Returning to Senegal in 1818, he had made a journey to Bondu to carry supplies to a British expedition then in that country.
Ill with fever, he had been obliged to go back to France, but in 1824 was again in Senegal with the idea of reaching Timbuktu.
Caillié had spent eight months with the Brakna Moors living north of the Senegal River, learning Arabic and being taught, as a convert, the laws and customs of Islam.
He laid his project of reaching Timbuktu before the governor of Senegal, but receiving no encouragement went to Sierra Leone where the British authorities made him superintendent of an indigo plantation.
Having saved £80, he has joined a Mandingo caravan going inland.
Dressed as a Muslim, he gives gave out that he is an Arab from Egypt who had been carried off by the French to Senegal and is desirous of regaining his own country.

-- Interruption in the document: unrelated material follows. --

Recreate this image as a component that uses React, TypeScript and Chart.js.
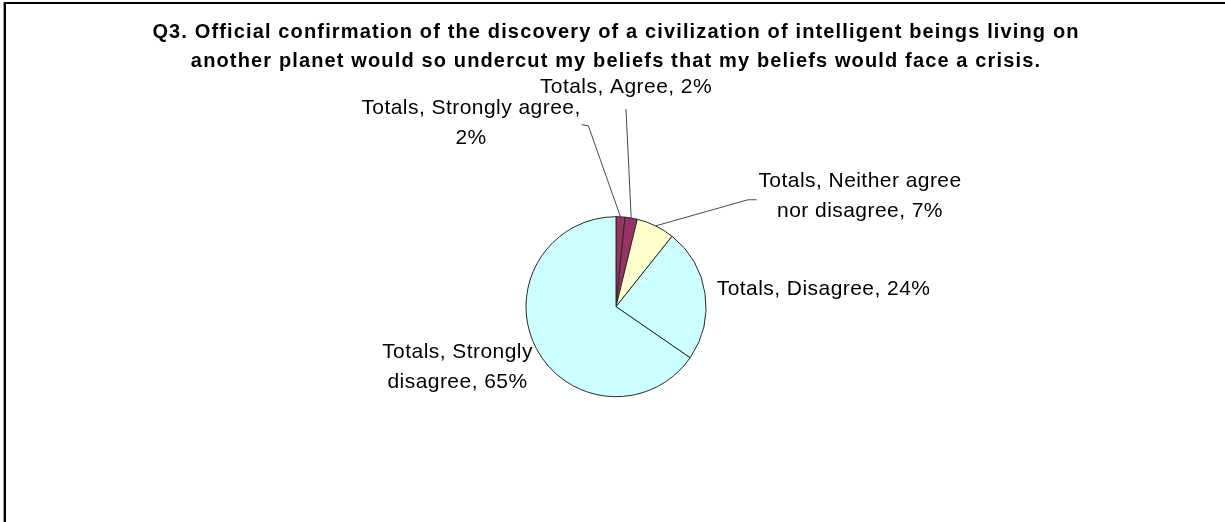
import React, { useEffect, useRef } from "react";
import { Chart, registerables } from "chart.js";

Chart.register(...registerables);

const TITLE_LINES = [
  "Q3. Official confirmation of the discovery of a civilization of intelligent beings living on",
  "another planet would so undercut my beliefs that my beliefs would face a crisis.",
];
const SERIES_NAME = "Totals";
const CATEGORIES = [
  "Strongly agree",
  "Agree",
  "Neither agree nor disagree",
  "Disagree",
  "Strongly disagree",
];
const VALUES = [1.6, 2.2, 6.9, 23.9, 65.4];
const COLORS = ["#993366", "#993366", "#FFFFCC", "#CCFFFF", "#CCFFFF"];

const FONT_FAMILY = "'Liberation Sans', Arial, Helvetica, sans-serif";
const LABEL_FONT_SIZE = 21;
const LABEL_LETTER_SPACING = "0.45px";
const TITLE_LETTER_SPACING = "1.14px";
const LABEL_LINE_HEIGHT = 30;

// Label placement relative to the slice's outer mid-point (style/layout only)
type LabelLayout = {
  text: [number, number];
  align: CanvasTextAlign;
  wrap: number;
  leader: [number, number][];
};
const LABEL_LAYOUT: LabelLayout[] = [
  { text: [-149.5, -108.6], align: "center", wrap: 230, leader: [[-32.2, -91.1], [-38.8, -92.1]] },
  { text: [-5.2, -130.3], align: "center", wrap: 320, leader: [[-5.2, -109]] },
  { text: [204.4, -45.1], align: "center", wrap: 235, leader: [[92.4, -26.1], [101.1, -26.1]] },
  { text: [11.7, -4.7], align: "left", wrap: 320, leader: [] },
  { text: [-78.8, 3.7], align: "center", wrap: 190, leader: [] },
];

function wrapText(ctx: CanvasRenderingContext2D, text: string, maxWidth: number): string[] {
  const words = text.split(" ");
  const lines: string[] = [];
  let cur = "";
  for (const w of words) {
    const test = cur ? cur + " " + w : w;
    if (cur && ctx.measureText(test).width > maxWidth) {
      lines.push(cur);
      cur = w;
    } else {
      cur = test;
    }
  }
  if (cur) lines.push(cur);
  return lines;
}

const framePlugin = {
  id: "frame",
  beforeDraw(chart: any) {
    const ctx = chart.ctx as any;
    ctx.save();
    ctx.fillStyle = "#ffffff";
    ctx.fillRect(0, 0, chart.width, chart.height);
    ctx.fillStyle = "#9a9a9a";
    ctx.fillRect(3, 2, 1, chart.height);
    ctx.fillStyle = "#000000";
    ctx.fillRect(4, 2, 2, chart.height);
    ctx.fillRect(4, 2, chart.width, 2);
    ctx.restore();
    // the title box is drawn right after this hook: widen its tracking
    ctx.letterSpacing = TITLE_LETTER_SPACING;
  },
  beforeDatasetsDraw(chart: any) {
    (chart.ctx as any).letterSpacing = "0px";
  },
};

const labelPlugin = {
  id: "pieLabels",
  afterDatasetsDraw(chart: any) {
    const ctx = chart.ctx as any;
    const meta = chart.getDatasetMeta(0);
    const data = chart.data.datasets[0].data as number[];
    const total = data.reduce((a, b) => a + b, 0);
    ctx.save();
    ctx.font = `${LABEL_FONT_SIZE}px ${FONT_FAMILY}`;
    ctx.letterSpacing = LABEL_LETTER_SPACING;
    meta.data.forEach((arc: any, i: number) => {
      const p = arc.getProps(["x", "y", "startAngle", "endAngle", "outerRadius"], true);
      const mid = (p.startAngle + p.endAngle) / 2;
      const ex = p.x + Math.cos(mid) * p.outerRadius;
      const ey = p.y + Math.sin(mid) * p.outerRadius;
      const lay = LABEL_LAYOUT[i];
      if (lay.leader.length) {
        ctx.beginPath();
        ctx.strokeStyle = "#3a5058";
        ctx.lineWidth = 1;
        ctx.moveTo(ex, ey);
        lay.leader.forEach(([dx, dy]) => ctx.lineTo(ex + dx, ey + dy));
        ctx.stroke();
      }
      const pct = Math.round((data[i] / total) * 100);
      const label = `${SERIES_NAME}, ${chart.data.labels[i]}, ${pct}%`;
      const lines = wrapText(ctx, label, lay.wrap);
      ctx.fillStyle = "#000000";
      ctx.textAlign = lay.align;
      ctx.textBaseline = "middle";
      lines.forEach((ln, k) => {
        ctx.fillText(ln, ex + lay.text[0], ey + lay.text[1] + k * LABEL_LINE_HEIGHT);
      });
    });
    ctx.restore();
    ctx.letterSpacing = "0px";
  },
};

export default function App() {
  const ref = useRef<HTMLCanvasElement | null>(null);
  useEffect(() => {
    if (!ref.current) return;
    const chart = new Chart(ref.current, {
      type: "pie",
      data: {
        labels: CATEGORIES,
        datasets: [
          {
            label: SERIES_NAME,
            data: VALUES,
            backgroundColor: COLORS,
            borderColor: "#2a2a2a",
            borderWidth: 1,
            radius: 90,
          } as any,
        ],
      },
      options: {
        responsive: false,
        animation: false,
        events: [],
        layout: { padding: { left: 7, right: 0, top: 0, bottom: 125.3 } },
        plugins: {
          legend: { display: false },
          tooltip: { enabled: false },
          title: {
            display: true,
            text: TITLE_LINES,
            color: "#000000",
            font: { family: FONT_FAMILY, size: 20, weight: "bold", lineHeight: 1.465 },
            padding: { top: 17.35, bottom: 140.75 },
          },
        },
      },
      plugins: [framePlugin, labelPlugin],
    });
    return () => chart.destroy();
  }, []);
  return (
    <div style={{ position: "absolute", left: 0, top: 0, width: 1225, height: 522 }}>
      <canvas ref={ref} width={1225} height={522} style={{ display: "block" }} />
    </div>
  );
}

Starting from Kakundi near Boké on the Rio Nunez on April 19, 1827, he has traveled east along the hills of Fouta Djallon, passing the head streams of the Senegal and crossing the Upper Niger at Kurussa.
Continuing east, he had come to the Kong highlands, where at a place called Time he had been detained five months by illness.
Resuming his journey in January 1828, the twenty-eight-year-old explorer travels northeast and reaches the city of Djenné, whence ...
...he continues his journey to Timbuktu by water.
The Scot Gordon Laing had arrived in September 1826 but had been killed shortly after by local Muslims who were fearful of European discovery and intervention. (Only three other Europeans will reach the city before 1890: Heinrich Barth in 1853 and the German Oskar Lenz with the Spanish Cristobal Benítez in 1880.)
After spending two weeks (April 20 to May 4) in Timbuktu, Caillié joins a caravan for its three-month crossing of the Sahara to Morocco. (He is to reach Fez on August 12, and from Tangier will return to France.)
The explorer René Caillié, returning in August to a hero's welcome in France, claims the prize of ten thousand francs offered by the Société de Géographie to the first traveler who should gain exact information of Timbuktu, to be compared with that given by Mungo Park.
He also receives the order of the Legion of Honor, a pension, and other distinctions.